Now of course I could use this passage for a sermon about our calling to go out into the community and share the good news of the gospel. It is a sermon you have heard before, and I could nag you about it again, because this is the challenge we face as a church today, to learn to be missional again. But today I just want to focus your attention on this one verse, and ask how we think about those in the community around us: “When he saw the crowds, he had compassion for them, because they were harassed and helpless, like sheep without a shepherd.”
Of course, we are hesitant to evangelize because we don’t want to come across as thinking we know what everyone has to believe. That’s just the problem with so much evangelization, isn’t it, of the “Do you have time for a short conversation about Jesus Christ?” variety. It is rooted in the same misunderstanding of justification by faith we were just talking about: in the idea that other people need to think the same things about God that we do in order to get right with God. So when we don’t want to do that kind of evangelism, we are quite right. God does not love those with the “right” theology more than those with the “wrong” theology, or no theology at all.
So if we don’t want to be that kind of evangelist, what are we left with? Well, I suspect that we usually end up with the assumption that everyone is doing alright just where they are. Religion is a private matter, it doesn’t really matter what you believe, and everyone is doing just fine. It is, to be frank, a bit of a middle-class attitude. Because the truth is, not everyone is doing alright. Lots of people are struggling, not just financially but spiritually – struggling to maintain a sense of self worth, of believing that they are worthy of being loved; struggling with a sense of meaning for their lives, particularly in the face of illness or aging or bereavement; staggering from one bad life decision to another because they have no sense of principles to guide their choices; drifting at the mercy of whatever the advertisers and politicians tell them they need and want.
There are plenty of people who need what we have been given here. I don’t mean that we have all the answers, the right formula they have to memorize to be saved. But rather we have been given here a place where we can come with our spiritual questions and needs and doubts, and find ourselves fed; where we can find a foundation in the gospel that we are beloved by God, and invited to love in return; where we are invited into a relationship with God and one another where we can continue to grow. At least I hope that’s what we have when we are at our best.
We have been struggling with how to engage the challenge, which the bishop reiterated again at synod, to reach out to the community around us. I wonder if this might be a clue.

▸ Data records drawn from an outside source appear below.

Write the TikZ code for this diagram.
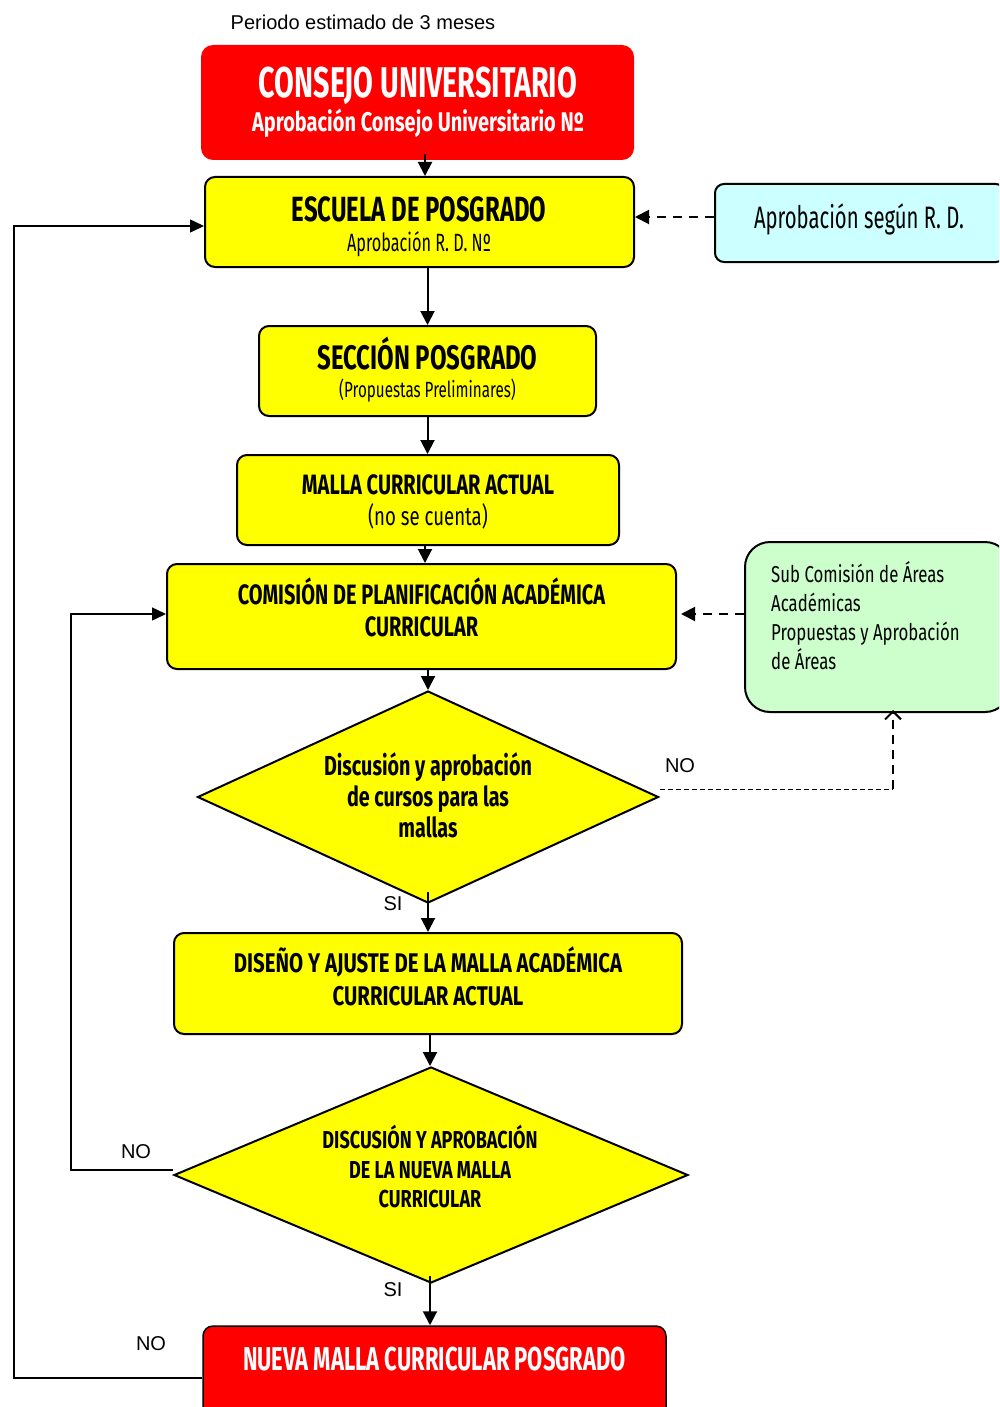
\documentclass[tikz,border=0pt]{standalone}
\usepackage{fontspec}
\setmainfont{Liberation Sans}
\usetikzlibrary{shapes.geometric,arrows.meta}
% condensed heading face: horizontal stretch factor, size
\newcommand\agb[2]{\fontspec{Fira Sans}[FakeStretch=#1]\bfseries\fontsize{#2}{#2}\selectfont}
\newcommand\agr[2]{\fontspec{Fira Sans}[FakeStretch=#1]\fontsize{#2}{#2}\selectfont}
\definecolor{rojo}{HTML}{FF0000}
\definecolor{amarillo}{HTML}{FFFF00}
\definecolor{celeste}{HTML}{CCFFFF}
\definecolor{verde}{HTML}{CCFFCC}
\tikzset{
  box/.style={draw=black, line width=2pt, rounded corners=10pt, fill=amarillo, inner sep=0pt},
  redbox/.style={fill=rojo, rounded corners=12pt, inner sep=0pt},
  sidebox/.style={draw=black, line width=2pt, inner sep=0pt},
  dec/.style={diamond, draw=black, line width=2pt, fill=amarillo, inner sep=0pt},
  txt/.style={anchor=base, inner sep=0pt},
  arr/.style={line width=2pt, -{Triangle[length=14pt,width=14pt]}},
  darr/.style={line width=2pt, dash pattern=on 9pt off 7pt, -{Triangle[length=14pt,width=14pt]}},
  loop/.style={line width=1.5pt, -{Triangle[length=14pt,width=13pt]}},
  lbl/.style={font=\fontsize{20}{24}\selectfont, inner sep=0pt}
}
\begin{document}
\begin{tikzpicture}[x=1pt,y=-1pt]
\useasboundingbox (0,0) rectangle (999,1407);
\begin{scope}
\clip (0,0) rectangle (999,1407);

% title
\node[lbl] (periodo) at (363,22) {Periodo estimado de 3 meses};

% ---- boxes of the main column ----
\node[redbox, minimum width=433pt, minimum height=115pt] (consejo) at (417.5,102.5) {};
\node[txt, text=white] (consejoA) at (418,98) {\agb{0.667}{43}CONSEJO UNIVERSITARIO};
\node[txt, text=white] (consejoB) at (418,132) {\agb{0.74}{27}Aprobación Consejo Universitario Nº};

\node[box, minimum width=429pt, minimum height=90pt] (escuela) at (419.5,222) {};
\node[txt] (escuelaA) at (419,221) {\agb{0.683}{35}ESCUELA DE POSGRADO};
\node[txt] (escuelaB) at (419,251) {\agr{0.65}{25}Aprobación R. D. Nº};

\node[box, minimum width=337pt, minimum height=90pt] (seccion) at (427.5,371) {};
\node[txt] (seccionA) at (427.5,369) {\agb{0.706}{34}SECCIÓN POSGRADO};
\node[txt] (seccionB) at (427.5,397) {\agr{0.69}{22}(Propuestas Preliminares)};

\node[box, minimum width=382pt, minimum height=90pt] (malla) at (428,500) {};
\node[txt] (mallaA) at (428,494) {\agb{0.716}{28}MALLA CURRICULAR ACTUAL};
\node[txt] (mallaB) at (428,525) {\agr{0.715}{26}(no se cuenta)};

\node[box, minimum width=509pt, minimum height=105pt] (comision) at (421.5,616.5) {};
\node[txt] (comisionA) at (421.5,604) {\agb{0.713}{28}COMISIÓN DE PLANIFICACIÓN ACADÉMICA};
\node[txt] (comisionB) at (421.5,636) {\agb{0.713}{28}CURRICULAR};

\node[dec, minimum width=461pt, minimum height=212pt] (d1) at (428,797) {};
\node[txt] (d1A) at (428,775) {\agb{0.718}{27.5}Discusión y aprobación};
\node[txt] (d1B) at (428,806) {\agb{0.718}{27.5}de cursos para las};
\node[txt] (d1C) at (428,837) {\agb{0.718}{27.5}mallas};

\node[box, minimum width=508pt, minimum height=101pt] (diseno) at (428,983.5) {};
\node[txt] (disenoA) at (428,972) {\agb{0.756}{27}DISEÑO Y AJUSTE DE LA MALLA ACADÉMICA};
\node[txt] (disenoB) at (428,1005) {\agb{0.756}{27}CURRICULAR ACTUAL};

\node[dec, minimum width=514pt, minimum height=216pt] (d2) at (431,1175) {};
\node[txt] (d2A) at (430,1148) {\agb{0.737}{24.5}DISCUSIÓN Y APROBACIÓN};
\node[txt] (d2B) at (430,1178) {\agb{0.737}{24.5}DE LA NUEVA MALLA};
\node[txt] (d2C) at (430,1207) {\agb{0.737}{24.5}CURRICULAR};

\node[redbox, draw=black, line width=1.5pt, rounded corners=10pt, minimum width=463pt, minimum height=110pt] (nueva) at (434.5,1381) {};
\node[txt, text=white] (nuevaA) at (434.5,1370) {\agb{0.666}{33}NUEVA MALLA CURRICULAR POSGRADO};

% ---- side boxes ----
\node[sidebox, fill=celeste, rounded corners=9pt, minimum width=290pt, minimum height=78pt] (segun) at (860,223) {};
\node[txt] (segunA) at (859,228) {\agr{0.654}{31}Aprobación según R. D.};

\node[sidebox, fill=verde, rounded corners=25pt, minimum width=265pt, minimum height=170pt] (subcom) at (877.5,627) {};
\node[txt, anchor=base west] (subcomA) at (771,582) {\agr{0.73}{23}Sub Comisión de Áreas};
\node[txt, anchor=base west] (subcomB) at (771,611) {\agr{0.73}{23}Académicas};
\node[txt, anchor=base west] (subcomC) at (771,640) {\agr{0.73}{23}Propuestas y Aprobación};
\node[txt, anchor=base west] (subcomD) at (771,669) {\agr{0.73}{23}de Áreas};

% ---- main flow ----
\draw[arr] ([xshift=7.5pt,yshift=6pt]consejo.south) -- ([xshift=5.5pt]escuela.north);
\draw[arr] (seccion.north |- escuela.south) -- (seccion.north);
\draw[arr] (seccion.south) -- (seccion.south |- malla.north);
\draw[arr] ([xshift=-3pt]malla.south) -- ([xshift=-3pt]malla.south |- comision.north);
\draw[arr] (d1.north |- comision.south) -- (d1.north);
\draw[arr] ([yshift=12pt]d1.south) -- (d1.south |- diseno.north);
\draw[arr] ([xshift=2pt]diseno.south) -- ([xshift=2pt]diseno.south |- d2.north);
\draw[arr] ([xshift=-1pt,yshift=8pt]d2.south) -- ([xshift=-1pt]d2.south |- nueva.north);

% ---- side inputs ----
\draw[darr] ([yshift=6pt]segun.west) -- ([yshift=6pt]segun.west -| escuela.east);
\draw[darr] ([yshift=2.5pt]comision.east -| subcom.west) -- ([xshift=4pt,yshift=2.5pt]comision.east);

% ---- rejection from the first decision ----
\coordinate (c1) at (893,789);
\draw[line width=1pt, dash pattern=on 5pt off 3pt] ([yshift=8pt]d1.east) -- (c1);
\draw[line width=2pt, dash pattern=on 9pt off 6pt, -{Straight Barb[length=8pt,width=16pt]}] (c1) -- ([yshift=3pt]c1 |- subcom.south);

% ---- loops back ----
\coordinate (c2) at (71,1170);
\coordinate (c3) at (71,614);
\draw[loop] ([yshift=5pt]d2.west) -- (c2) -- (c3) -- (c3 -| comision.west);
\coordinate (c4) at (14,1378);
\coordinate (c5) at (14,226);
\draw[loop] (nueva.west |- c4) -- (c4) -- (c5) -- (c5 -| escuela.west);

% ---- branch labels ----
\node[lbl] (no1) at (680,766) {NO};
\node[lbl] (si1) at (393,904) {SI};
\node[lbl] (no2) at (136,1152) {NO};
\node[lbl] (si2) at (393,1290) {SI};
\node[lbl] (no3) at (151,1344) {NO};
\end{scope}
\end{tikzpicture}
\end{document}
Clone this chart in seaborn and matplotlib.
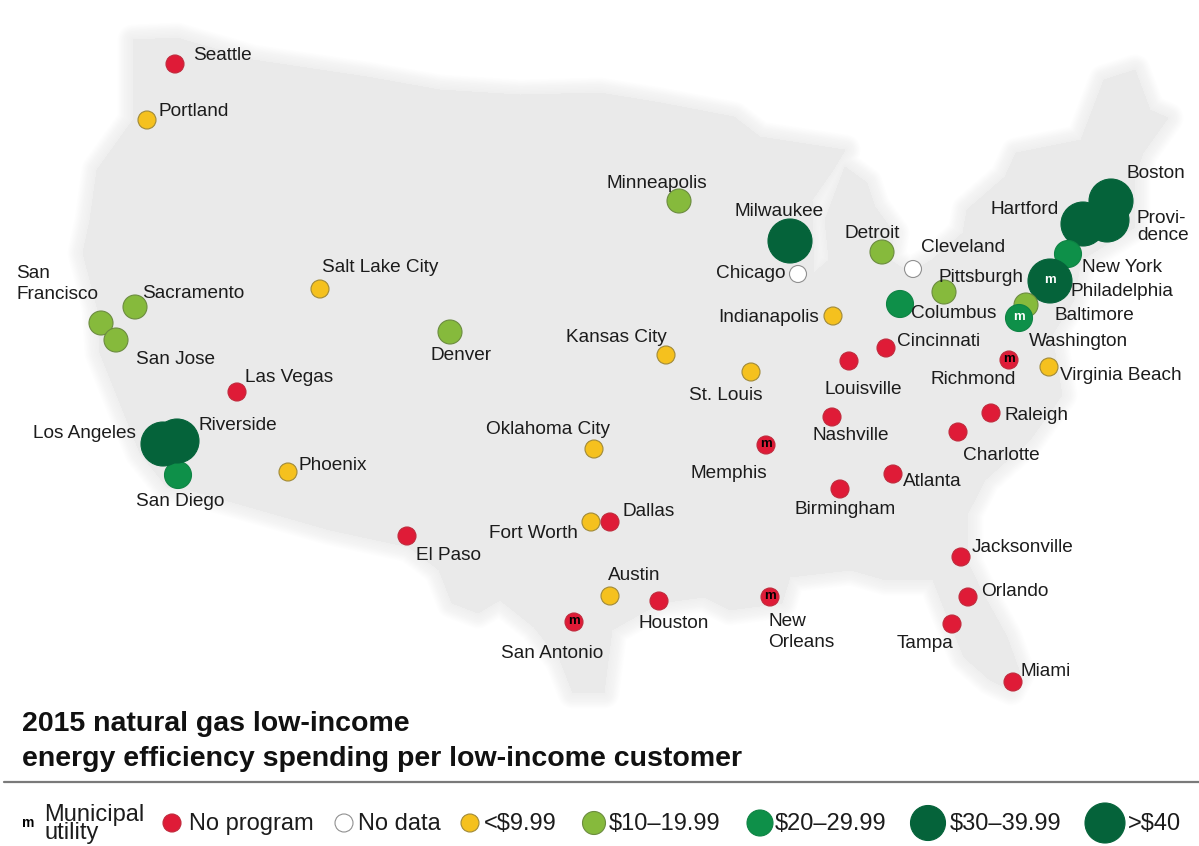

Before we ask ourselves too much what we can do, what projects we can undertake, we need to spend some prayerful time as a community learning to see the people around us as Jesus did: with compassion for them, “because they are harassed and helpless, like sheep without a shepherd.” The people of Judea were desperate for the good news that religion was not just for the pious and comfortable and successful, but that God’s love was for them, the confused and struggling and sometimes failing. And I believe there are still many people in our community here with exactly the same needs. May God grant us the grace to see them with compassion.